Start of RECORDED DATA

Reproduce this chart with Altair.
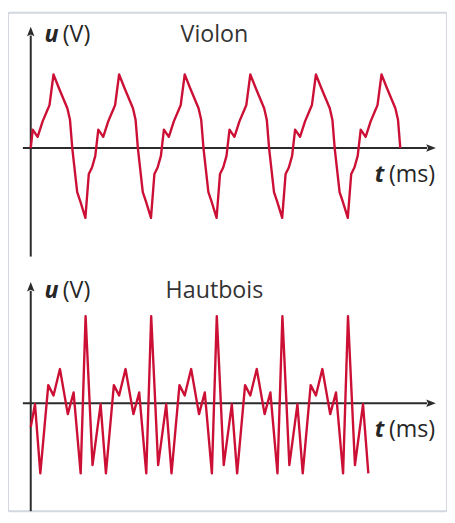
import altair as alt
import pandas as pd

# ---------------- data ----------------
violon_t = [0.00,
            0.30, 1.05, 1.81, 2.56, 2.86, 3.47, 4.32, 5.58, 5.98, 6.33, 7.08, 7.58, 8.33, 8.85, 9.34, 9.84,
            10.30, 11.05, 11.81, 12.56, 12.86, 13.47, 14.32, 15.58, 15.98, 16.33, 17.08, 17.58, 18.33, 18.85, 19.34, 19.84,
            20.30, 21.05, 21.81, 22.56, 22.86, 23.47, 24.32, 25.58, 25.98, 26.33, 27.08, 27.58, 28.33, 28.85, 29.34, 29.84,
            30.30, 31.05, 31.81, 32.56, 32.86, 33.47, 34.32, 35.58, 35.98, 36.33, 37.08, 37.58, 38.33, 38.85, 39.34, 39.84,
            40.30, 41.05, 41.81, 42.56, 42.86, 43.47, 44.32, 45.58, 45.98, 46.33, 47.08, 47.58, 48.33, 48.85, 49.34, 49.84,
            50.30, 51.05, 51.81, 52.56, 52.86, 53.47, 54.32, 55.58, 55.98, 56.33]
violon_u = [0.00,
            1.87, 1.13, 2.70, 3.87, 4.35, 7.45, 6.03, 4.03, 2.87, 0.00, -4.47, -5.47, -7.07, -2.63, -1.97, -0.80,
            1.87, 1.13, 2.70, 3.87, 4.35, 7.45, 6.03, 4.03, 2.87, 0.00, -4.47, -5.47, -7.07, -2.63, -1.97, -0.80,
            1.87, 1.13, 2.70, 3.87, 4.35, 7.45, 6.03, 4.03, 2.87, 0.00, -4.47, -5.47, -7.07, -2.63, -1.97, -0.80,
            1.87, 1.13, 2.70, 3.87, 4.35, 7.45, 6.03, 4.03, 2.87, 0.00, -4.47, -5.47, -7.07, -2.63, -1.97, -0.80,
            1.87, 1.13, 2.70, 3.87, 4.35, 7.45, 6.03, 4.03, 2.87, 0.00, -4.47, -5.47, -7.07, -2.63, -1.97, -0.80,
            1.87, 1.13, 2.70, 3.87, 4.35, 7.45, 6.03, 4.03, 2.87, 0.00]

hautbois_t = [0.00,
              0.65, 1.46, 2.67, 3.47, 4.45, 5.65, 6.53, 7.61, 8.36, 9.42,
              10.65, 11.46, 12.67, 13.47, 14.45, 15.65, 16.53, 17.61, 18.36, 19.42,
              20.65, 21.46, 22.67, 23.47, 24.45, 25.65, 26.53, 27.61, 28.36, 29.42,
              30.65, 31.46, 32.67, 33.47, 34.45, 35.65, 36.53, 37.61, 38.36, 39.42,
              40.65, 41.46, 42.67, 43.47, 44.45, 45.65, 46.53, 47.61, 48.36, 49.42,
              50.65, 51.46]
hautbois_u = [-2.40,
              -0.10, -7.10, 1.84, 0.80, 3.47, -1.10, 1.10, -7.10, 8.84, -6.26,
              -0.10, -7.10, 1.84, 0.80, 3.47, -1.10, 1.10, -7.10, 8.84, -6.26,
              -0.10, -7.10, 1.84, 0.80, 3.47, -1.10, 1.10, -7.10, 8.84, -6.26,
              -0.10, -7.10, 1.84, 0.80, 3.47, -1.10, 1.10, -7.10, 8.84, -6.26,
              -0.10, -7.10, 1.84, 0.80, 3.47, -1.10, 1.10, -7.10, 8.84, -6.26,
              -0.10, -7.10]

titles = ["Violon", "Hautbois"]
y_label = ["u", "(V)"]
x_label = ["t", "(ms)"]

# ---------------- styling / layout ----------------
RED = "#cc1035"
AX = "#2b2b2b"
TXT = "#262626"
FONT = "Open Sans"
FS = 23.5

W, H = 444, 507
PAD_TOP = 2
VIEW_H = H - PAD_TOP
X0_PX = 23            # pixel of t = 0 inside the view
PX_PER_T = 6.635
x_dom = [-X0_PX / PX_PER_T, (W - X0_PX) / PX_PER_T]
x_scale = alt.Scale(domain=x_dom, nice=False, zero=False)

UP = "M0,-1L0.75,0.95L0,0.6L-0.75,0.95Z"
RIGHT = "M1,0L-0.95,0.75L-0.6,0L-0.95,-0.75Z"


def panel(t, u, title, zero_px, y_bottom):
    ys = alt.Scale(domain=[-(VIEW_H - zero_px) / 10, zero_px / 10], nice=False, zero=False)
    X = lambda f: alt.X(f, type="quantitative", scale=x_scale, axis=None)
    Y = lambda f: alt.Y(f, type="quantitative", scale=ys, axis=None)

    wave = pd.DataFrame({"t": t, "u": u})
    line = alt.Chart(wave).mark_line(color=RED, strokeWidth=2.4, strokeJoin="round").encode(
        x=X("t"), y=Y("u"), order="t:Q")

    axes_df = pd.DataFrame({"x": [-1.2, 0.0], "x2": [60.4, 0.0],
                            "y": [0.0, y_bottom], "y2": [0.0, 11.4]})
    axes = alt.Chart(axes_df).mark_rule(color=AX, strokeWidth=2).encode(
        x=X("x"), x2="x2", y=Y("y"), y2="y2")

    arrows_df = pd.DataFrame({"x": [61.0, 0.0], "y": [0.0, 11.8], "shape": [RIGHT, UP]})
    arrows = alt.Chart(arrows_df).mark_point(filled=True, opacity=1, color=AX, size=100).encode(
        x=X("x"), y=Y("y"), shape=alt.Shape("shape:N", scale=None))

    bold_df = pd.DataFrame({"x": [2.11, 52.45], "y": [11.4, -2.75], "s": [y_label[0], x_label[0]]})
    bold = alt.Chart(bold_df).mark_text(font=FONT, fontSize=FS, fontWeight="bold", fontStyle="italic",
                                        align="left", baseline="middle", color=TXT).encode(
        x=X("x"), y=Y("y"), text="s:N")

    reg_df = pd.DataFrame({"x": [4.87, 54.6], "y": [11.4, -2.75], "s": [y_label[1], x_label[1]]})
    reg = alt.Chart(reg_df).mark_text(font=FONT, fontSize=FS, fontWeight=500, align="left",
                                      baseline="middle", color=TXT).encode(
        x=X("x"), y=Y("y"), text="s:N")

    tit_df = pd.DataFrame({"x": [28.0], "y": [11.4], "s": [title]})
    tit = alt.Chart(tit_df).mark_text(font=FONT, fontSize=FS, align="center", baseline="middle",
                                      color="#333333").encode(
        x=X("x"), y=Y("y"), text="s:N")

    return alt.layer(axes, arrows, line, bold, reg, tit)


violon = panel(violon_t, violon_u, titles[0], 137.0, -11.0)
hautbois = panel(hautbois_t, hautbois_u, titles[1], 395.7, -10.93)

chart = alt.layer(violon, hautbois).resolve_scale(y="independent").properties(
    width=W, height=H,
    autosize=alt.AutoSizeParams(type="fit", contains="padding"),
    padding={"left": 0, "right": 0, "top": PAD_TOP, "bottom": 0},
    background="white",
).configure_view(stroke="#d3d7df", strokeWidth=2, cornerRadius=2)

chart.save("out.html", embed_options={"renderer": "svg", "actions": False})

End of RECORDED DATA

DO THIS >>
Take the data above and repeat it exactly, leaving each picture out.

EXERCISE OUTPUT >>
Reproduce this chart with Altair.
import altair as alt
import pandas as pd

# ---------------- data ----------------
violon_t = [0.00,
            0.30, 1.05, 1.81, 2.56, 2.86, 3.47, 4.32, 5.58, 5.98, 6.33, 7.08, 7.58, 8.33, 8.85, 9.34, 9.84,
            10.30, 11.05, 11.81, 12.56, 12.86, 13.47, 14.32, 15.58, 15.98, 16.33, 17.08, 17.58, 18.33, 18.85, 19.34, 19.84,
            20.30, 21.05, 21.81, 22.56, 22.86, 23.47, 24.32, 25.58, 25.98, 26.33, 27.08, 27.58, 28.33, 28.85, 29.34, 29.84,
            30.30, 31.05, 31.81, 32.56, 32.86, 33.47, 34.32, 35.58, 35.98, 36.33, 37.08, 37.58, 38.33, 38.85, 39.34, 39.84,
            40.30, 41.05, 41.81, 42.56, 42.86, 43.47, 44.32, 45.58, 45.98, 46.33, 47.08, 47.58, 48.33, 48.85, 49.34, 49.84,
            50.30, 51.05, 51.81, 52.56, 52.86, 53.47, 54.32, 55.58, 55.98, 56.33]
violon_u = [0.00,
            1.87, 1.13, 2.70, 3.87, 4.35, 7.45, 6.03, 4.03, 2.87, 0.00, -4.47, -5.47, -7.07, -2.63, -1.97, -0.80,
            1.87, 1.13, 2.70, 3.87, 4.35, 7.45, 6.03, 4.03, 2.87, 0.00, -4.47, -5.47, -7.07, -2.63, -1.97, -0.80,
            1.87, 1.13, 2.70, 3.87, 4.35, 7.45, 6.03, 4.03, 2.87, 0.00, -4.47, -5.47, -7.07, -2.63, -1.97, -0.80,
            1.87, 1.13, 2.70, 3.87, 4.35, 7.45, 6.03, 4.03, 2.87, 0.00, -4.47, -5.47, -7.07, -2.63, -1.97, -0.80,
            1.87, 1.13, 2.70, 3.87, 4.35, 7.45, 6.03, 4.03, 2.87, 0.00, -4.47, -5.47, -7.07, -2.63, -1.97, -0.80,
            1.87, 1.13, 2.70, 3.87, 4.35, 7.45, 6.03, 4.03, 2.87, 0.00]

hautbois_t = [0.00,
              0.65, 1.46, 2.67, 3.47, 4.45, 5.65, 6.53, 7.61, 8.36, 9.42,
              10.65, 11.46, 12.67, 13.47, 14.45, 15.65, 16.53, 17.61, 18.36, 19.42,
              20.65, 21.46, 22.67, 23.47, 24.45, 25.65, 26.53, 27.61, 28.36, 29.42,
              30.65, 31.46, 32.67, 33.47, 34.45, 35.65, 36.53, 37.61, 38.36, 39.42,
              40.65, 41.46, 42.67, 43.47, 44.45, 45.65, 46.53, 47.61, 48.36, 49.42,
              50.65, 51.46]
hautbois_u = [-2.40,
              -0.10, -7.10, 1.84, 0.80, 3.47, -1.10, 1.10, -7.10, 8.84, -6.26,
              -0.10, -7.10, 1.84, 0.80, 3.47, -1.10, 1.10, -7.10, 8.84, -6.26,
              -0.10, -7.10, 1.84, 0.80, 3.47, -1.10, 1.10, -7.10, 8.84, -6.26,
              -0.10, -7.10, 1.84, 0.80, 3.47, -1.10, 1.10, -7.10, 8.84, -6.26,
              -0.10, -7.10, 1.84, 0.80, 3.47, -1.10, 1.10, -7.10, 8.84, -6.26,
              -0.10, -7.10]

titles = ["Violon", "Hautbois"]
y_label = ["u", "(V)"]
x_label = ["t", "(ms)"]

# ---------------- styling / layout ----------------
RED = "#cc1035"
AX = "#2b2b2b"
TXT = "#262626"
FONT = "Open Sans"
FS = 23.5

W, H = 444, 507
PAD_TOP = 2
VIEW_H = H - PAD_TOP
X0_PX = 23            # pixel of t = 0 inside the view
PX_PER_T = 6.635
x_dom = [-X0_PX / PX_PER_T, (W - X0_PX) / PX_PER_T]
x_scale = alt.Scale(domain=x_dom, nice=False, zero=False)

UP = "M0,-1L0.75,0.95L0,0.6L-0.75,0.95Z"
RIGHT = "M1,0L-0.95,0.75L-0.6,0L-0.95,-0.75Z"


def panel(t, u, title, zero_px, y_bottom):
    ys = alt.Scale(domain=[-(VIEW_H - zero_px) / 10, zero_px / 10], nice=False, zero=False)
    X = lambda f: alt.X(f, type="quantitative", scale=x_scale, axis=None)
    Y = lambda f: alt.Y(f, type="quantitative", scale=ys, axis=None)

    wave = pd.DataFrame({"t": t, "u": u})
    line = alt.Chart(wave).mark_line(color=RED, strokeWidth=2.4, strokeJoin="round").encode(
        x=X("t"), y=Y("u"), order="t:Q")

    axes_df = pd.DataFrame({"x": [-1.2, 0.0], "x2": [60.4, 0.0],
                            "y": [0.0, y_bottom], "y2": [0.0, 11.4]})
    axes = alt.Chart(axes_df).mark_rule(color=AX, strokeWidth=2).encode(
        x=X("x"), x2="x2", y=Y("y"), y2="y2")

    arrows_df = pd.DataFrame({"x": [61.0, 0.0], "y": [0.0, 11.8], "shape": [RIGHT, UP]})
    arrows = alt.Chart(arrows_df).mark_point(filled=True, opacity=1, color=AX, size=100).encode(
        x=X("x"), y=Y("y"), shape=alt.Shape("shape:N", scale=None))

    bold_df = pd.DataFrame({"x": [2.11, 52.45], "y": [11.4, -2.75], "s": [y_label[0], x_label[0]]})
    bold = alt.Chart(bold_df).mark_text(font=FONT, fontSize=FS, fontWeight="bold", fontStyle="italic",
                                        align="left", baseline="middle", color=TXT).encode(
        x=X("x"), y=Y("y"), text="s:N")

    reg_df = pd.DataFrame({"x": [4.87, 54.6], "y": [11.4, -2.75], "s": [y_label[1], x_label[1]]})
    reg = alt.Chart(reg_df).mark_text(font=FONT, fontSize=FS, fontWeight=500, align="left",
                                      baseline="middle", color=TXT).encode(
        x=X("x"), y=Y("y"), text="s:N")

    tit_df = pd.DataFrame({"x": [28.0], "y": [11.4], "s": [title]})
    tit = alt.Chart(tit_df).mark_text(font=FONT, fontSize=FS, align="center", baseline="middle",
                                      color="#333333").encode(
        x=X("x"), y=Y("y"), text="s:N")

    return alt.layer(axes, arrows, line, bold, reg, tit)


violon = panel(violon_t, violon_u, titles[0], 137.0, -11.0)
hautbois = panel(hautbois_t, hautbois_u, titles[1], 395.7, -10.93)

chart = alt.layer(violon, hautbois).resolve_scale(y="independent").properties(
    width=W, height=H,
    autosize=alt.AutoSizeParams(type="fit", contains="padding"),
    padding={"left": 0, "right": 0, "top": PAD_TOP, "bottom": 0},
    background="white",
).configure_view(stroke="#d3d7df", strokeWidth=2, cornerRadius=2)

chart.save("out.html", embed_options={"renderer": "svg", "actions": False})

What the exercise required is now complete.